**Stored records:**
○ ○ ○ ○ ○

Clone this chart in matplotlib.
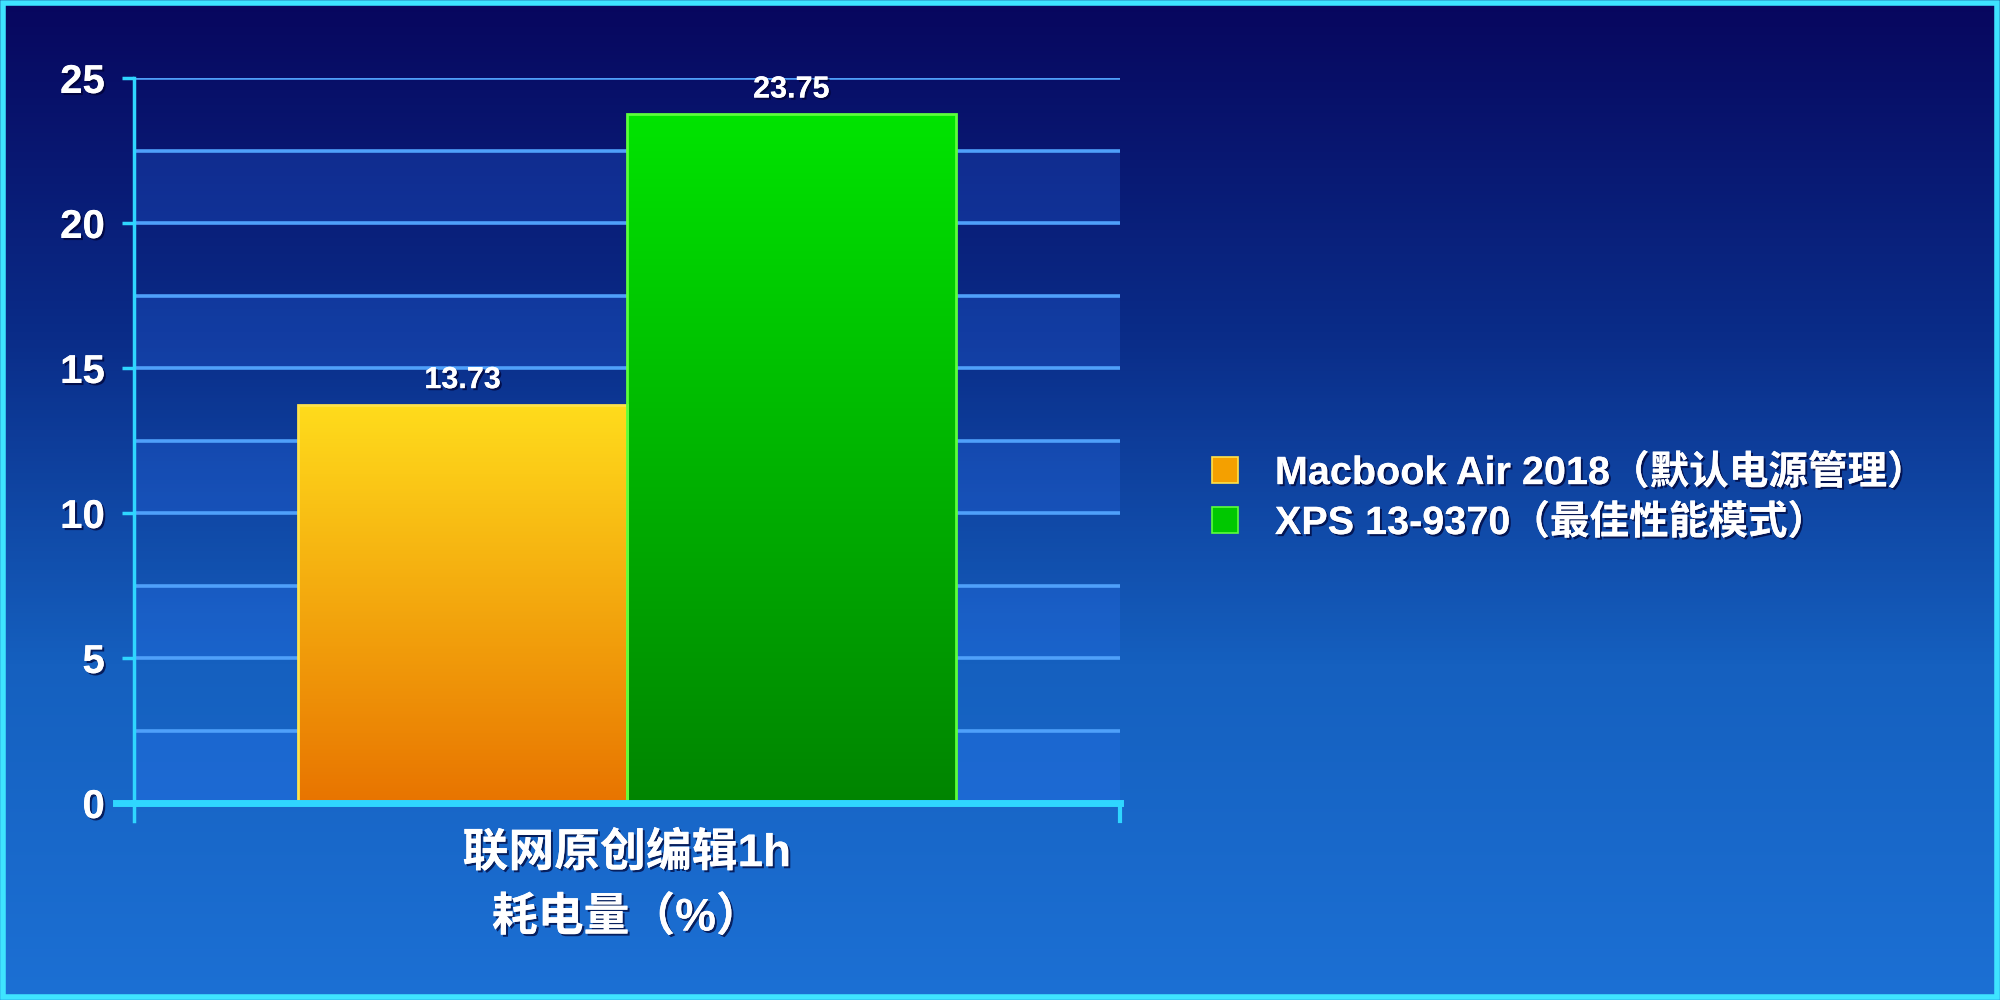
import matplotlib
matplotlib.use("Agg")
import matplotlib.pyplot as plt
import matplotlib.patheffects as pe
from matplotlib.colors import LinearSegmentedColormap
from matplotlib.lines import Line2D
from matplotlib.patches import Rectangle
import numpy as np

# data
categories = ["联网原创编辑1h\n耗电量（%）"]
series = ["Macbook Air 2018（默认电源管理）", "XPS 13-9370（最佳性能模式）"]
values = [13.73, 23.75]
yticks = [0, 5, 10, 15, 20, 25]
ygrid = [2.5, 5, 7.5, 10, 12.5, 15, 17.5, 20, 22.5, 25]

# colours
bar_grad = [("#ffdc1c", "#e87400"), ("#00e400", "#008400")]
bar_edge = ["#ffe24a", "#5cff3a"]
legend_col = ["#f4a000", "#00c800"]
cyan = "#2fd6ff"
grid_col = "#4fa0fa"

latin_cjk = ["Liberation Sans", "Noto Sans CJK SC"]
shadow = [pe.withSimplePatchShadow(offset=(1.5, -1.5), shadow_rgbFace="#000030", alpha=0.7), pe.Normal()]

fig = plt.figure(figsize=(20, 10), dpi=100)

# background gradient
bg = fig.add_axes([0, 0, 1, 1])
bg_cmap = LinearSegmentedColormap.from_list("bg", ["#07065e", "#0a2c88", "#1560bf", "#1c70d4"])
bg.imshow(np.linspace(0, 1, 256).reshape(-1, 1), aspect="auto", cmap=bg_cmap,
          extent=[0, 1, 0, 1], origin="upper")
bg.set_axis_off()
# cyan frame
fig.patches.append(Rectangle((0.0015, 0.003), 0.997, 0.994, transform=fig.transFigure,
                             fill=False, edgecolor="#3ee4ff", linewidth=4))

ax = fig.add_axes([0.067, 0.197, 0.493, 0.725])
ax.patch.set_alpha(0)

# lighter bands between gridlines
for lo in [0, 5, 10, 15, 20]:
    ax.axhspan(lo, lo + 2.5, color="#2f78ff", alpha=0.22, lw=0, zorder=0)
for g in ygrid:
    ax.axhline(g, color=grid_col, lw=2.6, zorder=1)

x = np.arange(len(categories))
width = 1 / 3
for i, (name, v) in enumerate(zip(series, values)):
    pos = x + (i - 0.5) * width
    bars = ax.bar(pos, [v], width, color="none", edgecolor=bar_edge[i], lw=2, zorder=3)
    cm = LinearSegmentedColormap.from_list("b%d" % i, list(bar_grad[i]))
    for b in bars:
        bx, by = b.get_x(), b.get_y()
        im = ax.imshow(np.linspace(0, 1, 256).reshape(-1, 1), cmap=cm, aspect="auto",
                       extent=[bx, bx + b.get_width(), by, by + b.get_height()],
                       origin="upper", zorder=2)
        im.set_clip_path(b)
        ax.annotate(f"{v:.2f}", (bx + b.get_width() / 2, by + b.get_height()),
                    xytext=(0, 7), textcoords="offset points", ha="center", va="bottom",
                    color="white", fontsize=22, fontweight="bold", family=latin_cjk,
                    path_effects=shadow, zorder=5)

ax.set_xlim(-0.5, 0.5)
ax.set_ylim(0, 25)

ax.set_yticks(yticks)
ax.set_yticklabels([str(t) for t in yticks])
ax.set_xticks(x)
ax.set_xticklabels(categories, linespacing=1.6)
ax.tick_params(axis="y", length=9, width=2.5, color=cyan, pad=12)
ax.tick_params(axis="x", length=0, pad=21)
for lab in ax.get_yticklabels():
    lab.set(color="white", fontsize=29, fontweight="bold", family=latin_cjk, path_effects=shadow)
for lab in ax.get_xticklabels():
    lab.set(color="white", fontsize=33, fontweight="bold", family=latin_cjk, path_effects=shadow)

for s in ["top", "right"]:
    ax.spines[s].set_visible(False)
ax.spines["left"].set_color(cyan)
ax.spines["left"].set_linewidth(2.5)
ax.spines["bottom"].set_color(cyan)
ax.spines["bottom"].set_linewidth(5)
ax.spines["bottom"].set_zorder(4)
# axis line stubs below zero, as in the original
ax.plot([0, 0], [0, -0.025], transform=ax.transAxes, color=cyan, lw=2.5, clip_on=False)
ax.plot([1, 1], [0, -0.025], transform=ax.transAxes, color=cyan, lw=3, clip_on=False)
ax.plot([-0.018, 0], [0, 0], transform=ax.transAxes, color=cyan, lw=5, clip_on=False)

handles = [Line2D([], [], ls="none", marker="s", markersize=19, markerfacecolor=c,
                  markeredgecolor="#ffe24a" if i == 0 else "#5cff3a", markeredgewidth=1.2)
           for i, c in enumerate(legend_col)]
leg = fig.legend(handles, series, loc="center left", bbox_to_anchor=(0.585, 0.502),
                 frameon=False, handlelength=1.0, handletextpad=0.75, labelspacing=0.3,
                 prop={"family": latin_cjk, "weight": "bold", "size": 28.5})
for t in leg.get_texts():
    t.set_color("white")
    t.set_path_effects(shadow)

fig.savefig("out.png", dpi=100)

○ ○ ○ ○ ○

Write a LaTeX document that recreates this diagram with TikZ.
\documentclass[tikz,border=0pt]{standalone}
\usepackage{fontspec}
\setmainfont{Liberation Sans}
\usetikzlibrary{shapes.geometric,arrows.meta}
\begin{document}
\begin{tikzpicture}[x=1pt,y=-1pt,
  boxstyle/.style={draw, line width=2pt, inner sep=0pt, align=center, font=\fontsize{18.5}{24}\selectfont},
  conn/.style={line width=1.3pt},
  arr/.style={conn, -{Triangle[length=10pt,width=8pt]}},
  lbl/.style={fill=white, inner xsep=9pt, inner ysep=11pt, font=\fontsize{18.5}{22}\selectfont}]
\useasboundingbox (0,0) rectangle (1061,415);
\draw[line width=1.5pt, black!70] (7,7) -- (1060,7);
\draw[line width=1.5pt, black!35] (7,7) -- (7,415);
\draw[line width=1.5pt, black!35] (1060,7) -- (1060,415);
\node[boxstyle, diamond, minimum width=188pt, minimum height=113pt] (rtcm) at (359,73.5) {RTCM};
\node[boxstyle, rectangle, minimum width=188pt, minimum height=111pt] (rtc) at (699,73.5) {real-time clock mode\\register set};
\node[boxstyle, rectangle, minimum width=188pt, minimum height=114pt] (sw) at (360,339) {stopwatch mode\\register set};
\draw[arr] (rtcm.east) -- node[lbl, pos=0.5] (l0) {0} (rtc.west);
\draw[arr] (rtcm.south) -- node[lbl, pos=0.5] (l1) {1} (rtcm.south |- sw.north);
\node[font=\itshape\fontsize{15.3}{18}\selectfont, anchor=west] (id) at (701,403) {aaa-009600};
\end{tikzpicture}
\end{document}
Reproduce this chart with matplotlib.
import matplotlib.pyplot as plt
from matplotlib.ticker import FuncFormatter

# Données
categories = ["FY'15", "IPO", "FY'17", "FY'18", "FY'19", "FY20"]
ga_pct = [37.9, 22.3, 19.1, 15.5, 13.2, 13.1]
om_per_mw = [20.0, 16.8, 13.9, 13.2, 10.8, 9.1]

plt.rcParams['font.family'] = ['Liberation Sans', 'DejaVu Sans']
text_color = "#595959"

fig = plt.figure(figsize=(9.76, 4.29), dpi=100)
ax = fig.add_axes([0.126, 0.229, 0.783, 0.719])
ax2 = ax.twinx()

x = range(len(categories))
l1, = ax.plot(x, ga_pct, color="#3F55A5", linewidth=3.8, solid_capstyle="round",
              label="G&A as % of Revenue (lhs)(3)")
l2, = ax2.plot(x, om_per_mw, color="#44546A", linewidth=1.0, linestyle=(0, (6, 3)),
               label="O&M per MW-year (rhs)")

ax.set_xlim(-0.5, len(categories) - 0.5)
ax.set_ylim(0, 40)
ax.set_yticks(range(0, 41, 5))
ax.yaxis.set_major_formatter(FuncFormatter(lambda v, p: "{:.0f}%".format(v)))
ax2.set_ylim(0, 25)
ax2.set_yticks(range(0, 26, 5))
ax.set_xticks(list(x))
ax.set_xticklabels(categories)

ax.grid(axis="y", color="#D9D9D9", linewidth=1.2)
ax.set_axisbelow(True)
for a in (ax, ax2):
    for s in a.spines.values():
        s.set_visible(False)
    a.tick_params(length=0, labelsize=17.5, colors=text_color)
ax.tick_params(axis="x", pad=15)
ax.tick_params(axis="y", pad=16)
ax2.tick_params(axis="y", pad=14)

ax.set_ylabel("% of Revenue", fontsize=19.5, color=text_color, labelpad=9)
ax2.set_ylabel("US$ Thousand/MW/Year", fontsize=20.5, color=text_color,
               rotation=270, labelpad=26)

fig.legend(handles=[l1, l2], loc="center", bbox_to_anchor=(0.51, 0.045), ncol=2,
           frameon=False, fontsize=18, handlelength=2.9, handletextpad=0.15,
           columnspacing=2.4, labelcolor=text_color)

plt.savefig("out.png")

○ ○ ○ ○ ○

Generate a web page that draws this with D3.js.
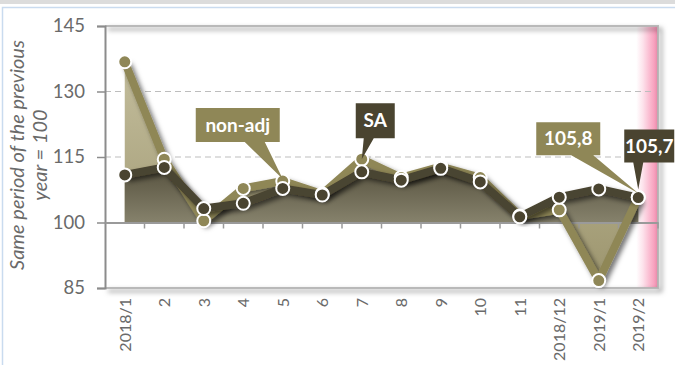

○ ○ ○ ○ ○

**The problem:**
Do not include pictures. Give again exactly the lines starting at the one with "Clone this chart in matplotlib." and ending at the one with "import numpy as np", both included.

**Response for this exercise:**
Clone this chart in matplotlib.
import matplotlib
matplotlib.use("Agg")
import matplotlib.pyplot as plt
import matplotlib.patheffects as pe
from matplotlib.colors import LinearSegmentedColormap
from matplotlib.lines import Line2D
from matplotlib.patches import Rectangle
import numpy as np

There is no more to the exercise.